§ WRITTEN REQUEST
Every entry must be repeated exactly. Exclude all pictures.

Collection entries
....................

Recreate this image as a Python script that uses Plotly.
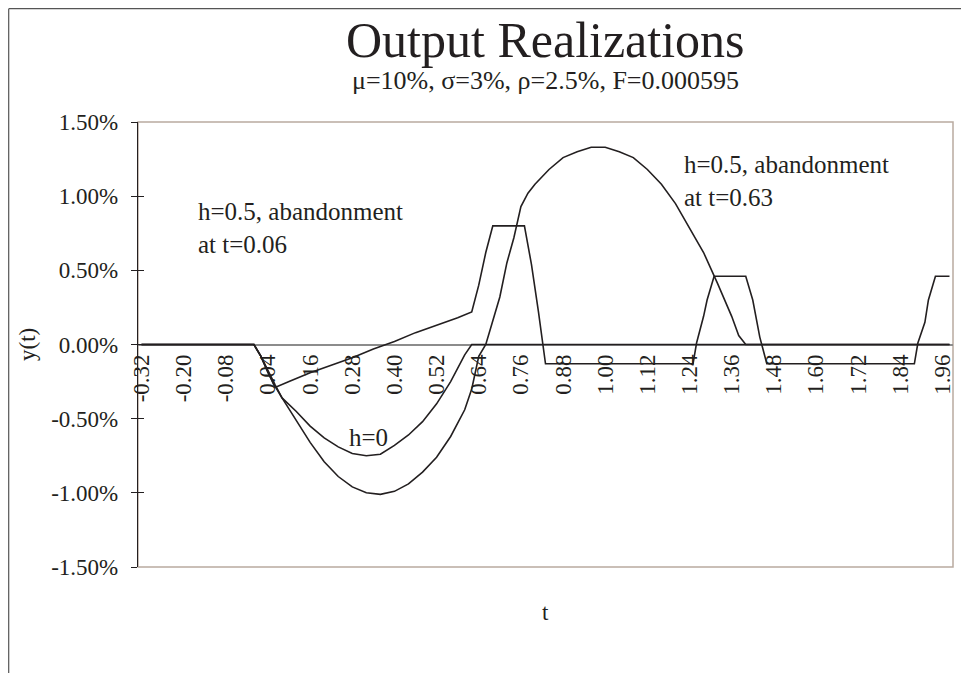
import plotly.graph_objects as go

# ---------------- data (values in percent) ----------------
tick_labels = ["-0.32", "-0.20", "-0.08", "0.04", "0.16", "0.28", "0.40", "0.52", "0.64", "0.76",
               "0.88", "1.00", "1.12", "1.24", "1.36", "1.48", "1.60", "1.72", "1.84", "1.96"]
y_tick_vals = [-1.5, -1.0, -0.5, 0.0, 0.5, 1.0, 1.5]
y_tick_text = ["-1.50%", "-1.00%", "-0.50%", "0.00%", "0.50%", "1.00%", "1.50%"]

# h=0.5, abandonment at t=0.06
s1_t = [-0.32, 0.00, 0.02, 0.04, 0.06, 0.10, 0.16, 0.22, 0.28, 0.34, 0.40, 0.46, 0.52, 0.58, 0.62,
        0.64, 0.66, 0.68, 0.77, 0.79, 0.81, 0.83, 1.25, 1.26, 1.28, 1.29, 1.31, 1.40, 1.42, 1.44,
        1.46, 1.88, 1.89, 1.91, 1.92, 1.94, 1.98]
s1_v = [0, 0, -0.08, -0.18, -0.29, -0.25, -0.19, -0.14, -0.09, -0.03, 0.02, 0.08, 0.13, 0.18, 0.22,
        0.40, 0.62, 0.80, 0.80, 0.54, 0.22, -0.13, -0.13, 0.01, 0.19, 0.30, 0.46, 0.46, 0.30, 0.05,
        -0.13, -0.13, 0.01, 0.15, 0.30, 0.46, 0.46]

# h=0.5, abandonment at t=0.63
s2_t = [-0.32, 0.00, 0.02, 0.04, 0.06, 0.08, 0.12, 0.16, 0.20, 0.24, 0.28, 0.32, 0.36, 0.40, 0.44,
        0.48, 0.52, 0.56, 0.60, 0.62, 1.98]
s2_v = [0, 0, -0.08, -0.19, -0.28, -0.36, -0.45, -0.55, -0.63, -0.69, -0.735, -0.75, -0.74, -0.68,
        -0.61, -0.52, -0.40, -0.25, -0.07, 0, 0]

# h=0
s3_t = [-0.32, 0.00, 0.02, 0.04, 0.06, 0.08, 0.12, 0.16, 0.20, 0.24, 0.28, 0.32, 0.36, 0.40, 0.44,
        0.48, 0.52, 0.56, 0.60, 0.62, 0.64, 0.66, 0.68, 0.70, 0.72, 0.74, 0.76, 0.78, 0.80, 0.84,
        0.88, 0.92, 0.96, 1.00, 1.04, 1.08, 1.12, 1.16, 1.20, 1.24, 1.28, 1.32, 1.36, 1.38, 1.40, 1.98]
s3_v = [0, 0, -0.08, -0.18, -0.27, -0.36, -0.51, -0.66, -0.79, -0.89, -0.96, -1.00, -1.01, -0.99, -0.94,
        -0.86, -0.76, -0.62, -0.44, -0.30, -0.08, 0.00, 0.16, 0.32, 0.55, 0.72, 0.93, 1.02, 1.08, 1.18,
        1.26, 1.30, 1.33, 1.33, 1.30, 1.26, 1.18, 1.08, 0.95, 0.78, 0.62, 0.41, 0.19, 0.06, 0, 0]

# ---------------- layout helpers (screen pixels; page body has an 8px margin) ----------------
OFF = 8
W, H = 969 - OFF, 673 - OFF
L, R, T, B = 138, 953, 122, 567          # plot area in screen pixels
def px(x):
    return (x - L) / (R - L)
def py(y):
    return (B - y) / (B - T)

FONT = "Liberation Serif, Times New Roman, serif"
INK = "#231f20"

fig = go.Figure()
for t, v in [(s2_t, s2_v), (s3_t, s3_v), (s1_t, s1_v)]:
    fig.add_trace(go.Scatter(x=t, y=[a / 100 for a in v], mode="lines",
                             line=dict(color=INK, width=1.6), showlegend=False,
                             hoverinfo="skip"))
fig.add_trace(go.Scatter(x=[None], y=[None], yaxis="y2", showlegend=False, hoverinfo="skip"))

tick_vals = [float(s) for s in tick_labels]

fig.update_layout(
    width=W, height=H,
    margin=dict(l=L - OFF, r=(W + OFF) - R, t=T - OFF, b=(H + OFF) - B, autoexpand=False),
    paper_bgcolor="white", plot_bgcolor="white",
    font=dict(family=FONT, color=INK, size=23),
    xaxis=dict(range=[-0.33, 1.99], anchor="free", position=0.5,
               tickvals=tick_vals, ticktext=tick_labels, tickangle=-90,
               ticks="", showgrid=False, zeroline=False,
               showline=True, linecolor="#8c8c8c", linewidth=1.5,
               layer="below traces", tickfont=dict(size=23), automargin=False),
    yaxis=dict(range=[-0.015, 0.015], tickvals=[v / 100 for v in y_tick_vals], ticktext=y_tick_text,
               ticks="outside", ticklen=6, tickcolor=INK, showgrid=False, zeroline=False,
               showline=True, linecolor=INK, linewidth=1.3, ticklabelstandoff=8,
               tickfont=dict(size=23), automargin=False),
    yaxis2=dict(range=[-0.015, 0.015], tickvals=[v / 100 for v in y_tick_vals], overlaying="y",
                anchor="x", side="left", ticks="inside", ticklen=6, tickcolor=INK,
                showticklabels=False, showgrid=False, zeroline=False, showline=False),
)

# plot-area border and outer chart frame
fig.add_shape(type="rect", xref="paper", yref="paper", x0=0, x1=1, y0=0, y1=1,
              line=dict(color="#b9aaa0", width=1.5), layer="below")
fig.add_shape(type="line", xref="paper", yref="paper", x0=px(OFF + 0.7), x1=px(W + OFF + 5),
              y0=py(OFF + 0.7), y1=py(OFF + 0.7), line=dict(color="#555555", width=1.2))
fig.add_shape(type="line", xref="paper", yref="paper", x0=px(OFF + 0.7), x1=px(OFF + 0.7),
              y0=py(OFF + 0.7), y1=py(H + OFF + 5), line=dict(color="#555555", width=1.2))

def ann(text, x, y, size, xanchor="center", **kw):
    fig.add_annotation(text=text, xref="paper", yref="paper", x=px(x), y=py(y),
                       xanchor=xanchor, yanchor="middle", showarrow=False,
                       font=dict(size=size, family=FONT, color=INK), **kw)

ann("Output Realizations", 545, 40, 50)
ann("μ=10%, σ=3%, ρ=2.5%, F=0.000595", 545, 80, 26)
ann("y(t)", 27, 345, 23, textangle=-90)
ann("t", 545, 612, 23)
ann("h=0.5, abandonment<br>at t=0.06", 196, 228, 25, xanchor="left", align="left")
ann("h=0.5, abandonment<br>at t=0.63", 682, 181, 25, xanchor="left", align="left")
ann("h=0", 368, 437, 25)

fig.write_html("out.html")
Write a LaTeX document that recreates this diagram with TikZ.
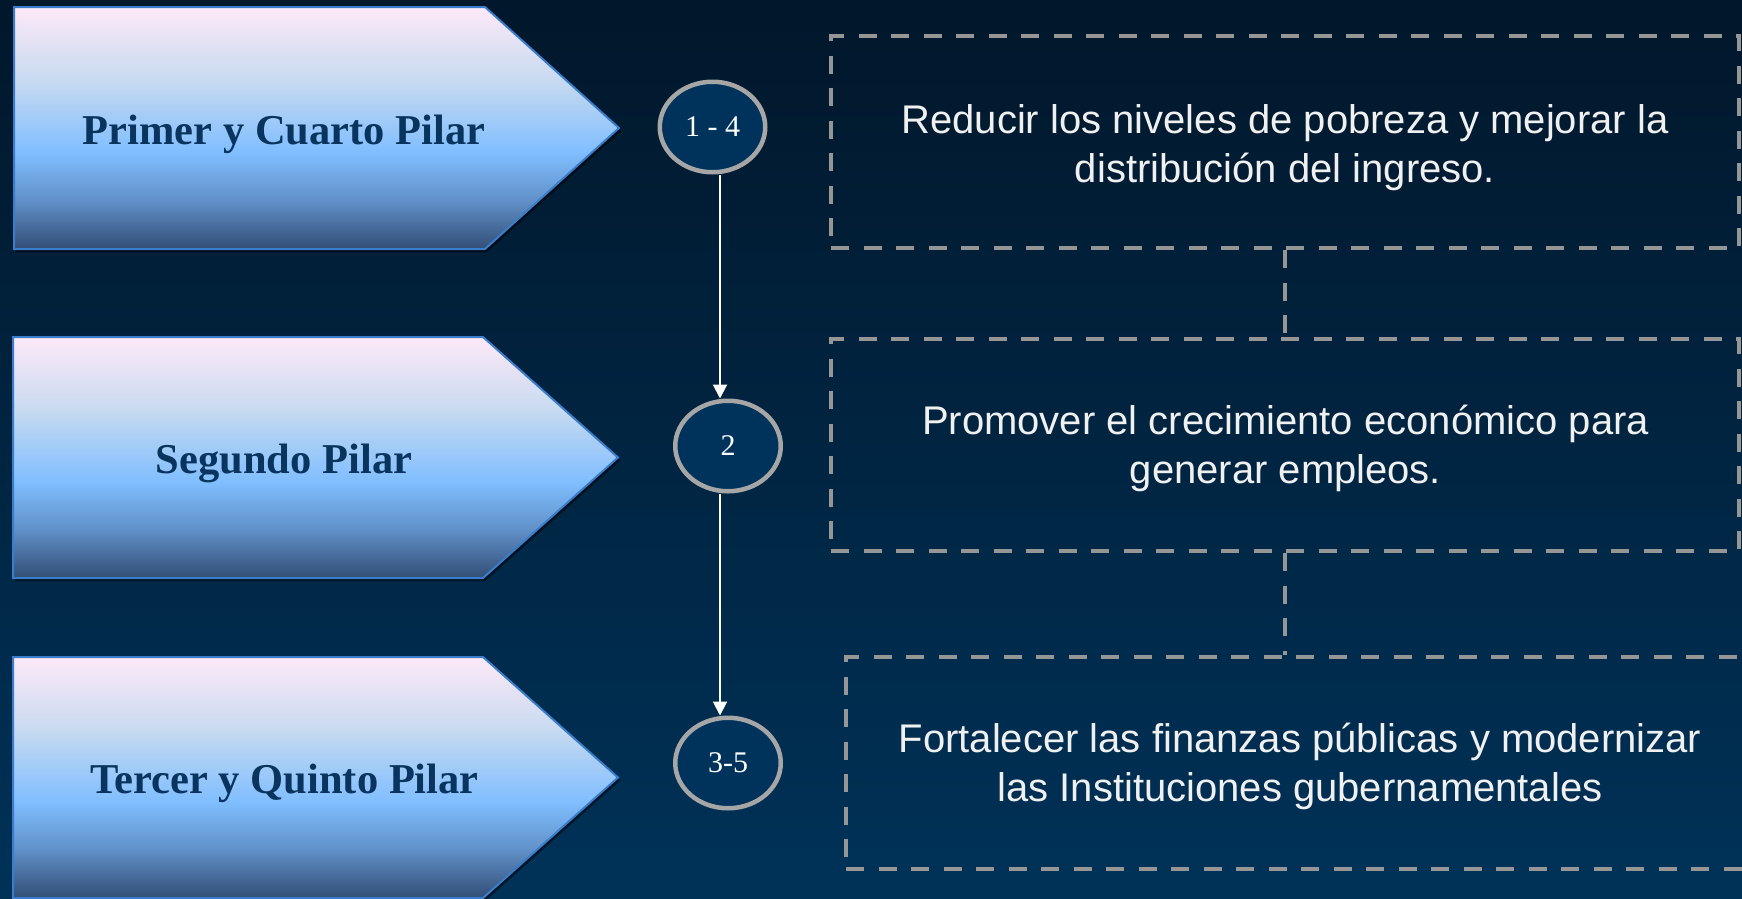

....................

§ EXERCISE RESPONSE
Recreate this image as a Python script that uses Plotly.
import plotly.graph_objects as go

# ---------------- data (values in percent) ----------------
tick_labels = ["-0.32", "-0.20", "-0.08", "0.04", "0.16", "0.28", "0.40", "0.52", "0.64", "0.76",
               "0.88", "1.00", "1.12", "1.24", "1.36", "1.48", "1.60", "1.72", "1.84", "1.96"]
y_tick_vals = [-1.5, -1.0, -0.5, 0.0, 0.5, 1.0, 1.5]
y_tick_text = ["-1.50%", "-1.00%", "-0.50%", "0.00%", "0.50%", "1.00%", "1.50%"]

# h=0.5, abandonment at t=0.06
s1_t = [-0.32, 0.00, 0.02, 0.04, 0.06, 0.10, 0.16, 0.22, 0.28, 0.34, 0.40, 0.46, 0.52, 0.58, 0.62,
        0.64, 0.66, 0.68, 0.77, 0.79, 0.81, 0.83, 1.25, 1.26, 1.28, 1.29, 1.31, 1.40, 1.42, 1.44,
        1.46, 1.88, 1.89, 1.91, 1.92, 1.94, 1.98]
s1_v = [0, 0, -0.08, -0.18, -0.29, -0.25, -0.19, -0.14, -0.09, -0.03, 0.02, 0.08, 0.13, 0.18, 0.22,
        0.40, 0.62, 0.80, 0.80, 0.54, 0.22, -0.13, -0.13, 0.01, 0.19, 0.30, 0.46, 0.46, 0.30, 0.05,
        -0.13, -0.13, 0.01, 0.15, 0.30, 0.46, 0.46]

# h=0.5, abandonment at t=0.63
s2_t = [-0.32, 0.00, 0.02, 0.04, 0.06, 0.08, 0.12, 0.16, 0.20, 0.24, 0.28, 0.32, 0.36, 0.40, 0.44,
        0.48, 0.52, 0.56, 0.60, 0.62, 1.98]
s2_v = [0, 0, -0.08, -0.19, -0.28, -0.36, -0.45, -0.55, -0.63, -0.69, -0.735, -0.75, -0.74, -0.68,
        -0.61, -0.52, -0.40, -0.25, -0.07, 0, 0]

# h=0
s3_t = [-0.32, 0.00, 0.02, 0.04, 0.06, 0.08, 0.12, 0.16, 0.20, 0.24, 0.28, 0.32, 0.36, 0.40, 0.44,
        0.48, 0.52, 0.56, 0.60, 0.62, 0.64, 0.66, 0.68, 0.70, 0.72, 0.74, 0.76, 0.78, 0.80, 0.84,
        0.88, 0.92, 0.96, 1.00, 1.04, 1.08, 1.12, 1.16, 1.20, 1.24, 1.28, 1.32, 1.36, 1.38, 1.40, 1.98]
s3_v = [0, 0, -0.08, -0.18, -0.27, -0.36, -0.51, -0.66, -0.79, -0.89, -0.96, -1.00, -1.01, -0.99, -0.94,
        -0.86, -0.76, -0.62, -0.44, -0.30, -0.08, 0.00, 0.16, 0.32, 0.55, 0.72, 0.93, 1.02, 1.08, 1.18,
        1.26, 1.30, 1.33, 1.33, 1.30, 1.26, 1.18, 1.08, 0.95, 0.78, 0.62, 0.41, 0.19, 0.06, 0, 0]

# ---------------- layout helpers (screen pixels; page body has an 8px margin) ----------------
OFF = 8
W, H = 969 - OFF, 673 - OFF
L, R, T, B = 138, 953, 122, 567          # plot area in screen pixels
def px(x):
    return (x - L) / (R - L)
def py(y):
    return (B - y) / (B - T)

FONT = "Liberation Serif, Times New Roman, serif"
INK = "#231f20"

fig = go.Figure()
for t, v in [(s2_t, s2_v), (s3_t, s3_v), (s1_t, s1_v)]:
    fig.add_trace(go.Scatter(x=t, y=[a / 100 for a in v], mode="lines",
                             line=dict(color=INK, width=1.6), showlegend=False,
                             hoverinfo="skip"))
fig.add_trace(go.Scatter(x=[None], y=[None], yaxis="y2", showlegend=False, hoverinfo="skip"))

tick_vals = [float(s) for s in tick_labels]

fig.update_layout(
    width=W, height=H,
    margin=dict(l=L - OFF, r=(W + OFF) - R, t=T - OFF, b=(H + OFF) - B, autoexpand=False),
    paper_bgcolor="white", plot_bgcolor="white",
    font=dict(family=FONT, color=INK, size=23),
    xaxis=dict(range=[-0.33, 1.99], anchor="free", position=0.5,
               tickvals=tick_vals, ticktext=tick_labels, tickangle=-90,
               ticks="", showgrid=False, zeroline=False,
               showline=True, linecolor="#8c8c8c", linewidth=1.5,
               layer="below traces", tickfont=dict(size=23), automargin=False),
    yaxis=dict(range=[-0.015, 0.015], tickvals=[v / 100 for v in y_tick_vals], ticktext=y_tick_text,
               ticks="outside", ticklen=6, tickcolor=INK, showgrid=False, zeroline=False,
               showline=True, linecolor=INK, linewidth=1.3, ticklabelstandoff=8,
               tickfont=dict(size=23), automargin=False),
    yaxis2=dict(range=[-0.015, 0.015], tickvals=[v / 100 for v in y_tick_vals], overlaying="y",
                anchor="x", side="left", ticks="inside", ticklen=6, tickcolor=INK,
                showticklabels=False, showgrid=False, zeroline=False, showline=False),
)

# plot-area border and outer chart frame
fig.add_shape(type="rect", xref="paper", yref="paper", x0=0, x1=1, y0=0, y1=1,
              line=dict(color="#b9aaa0", width=1.5), layer="below")
fig.add_shape(type="line", xref="paper", yref="paper", x0=px(OFF + 0.7), x1=px(W + OFF + 5),
              y0=py(OFF + 0.7), y1=py(OFF + 0.7), line=dict(color="#555555", width=1.2))
fig.add_shape(type="line", xref="paper", yref="paper", x0=px(OFF + 0.7), x1=px(OFF + 0.7),
              y0=py(OFF + 0.7), y1=py(H + OFF + 5), line=dict(color="#555555", width=1.2))

def ann(text, x, y, size, xanchor="center", **kw):
    fig.add_annotation(text=text, xref="paper", yref="paper", x=px(x), y=py(y),
                       xanchor=xanchor, yanchor="middle", showarrow=False,
                       font=dict(size=size, family=FONT, color=INK), **kw)

ann("Output Realizations", 545, 40, 50)
ann("μ=10%, σ=3%, ρ=2.5%, F=0.000595", 545, 80, 26)
ann("y(t)", 27, 345, 23, textangle=-90)
ann("t", 545, 612, 23)
ann("h=0.5, abandonment<br>at t=0.06", 196, 228, 25, xanchor="left", align="left")
ann("h=0.5, abandonment<br>at t=0.63", 682, 181, 25, xanchor="left", align="left")
ann("h=0", 368, 437, 25)

fig.write_html("out.html")
Write a LaTeX document that recreates this diagram with TikZ.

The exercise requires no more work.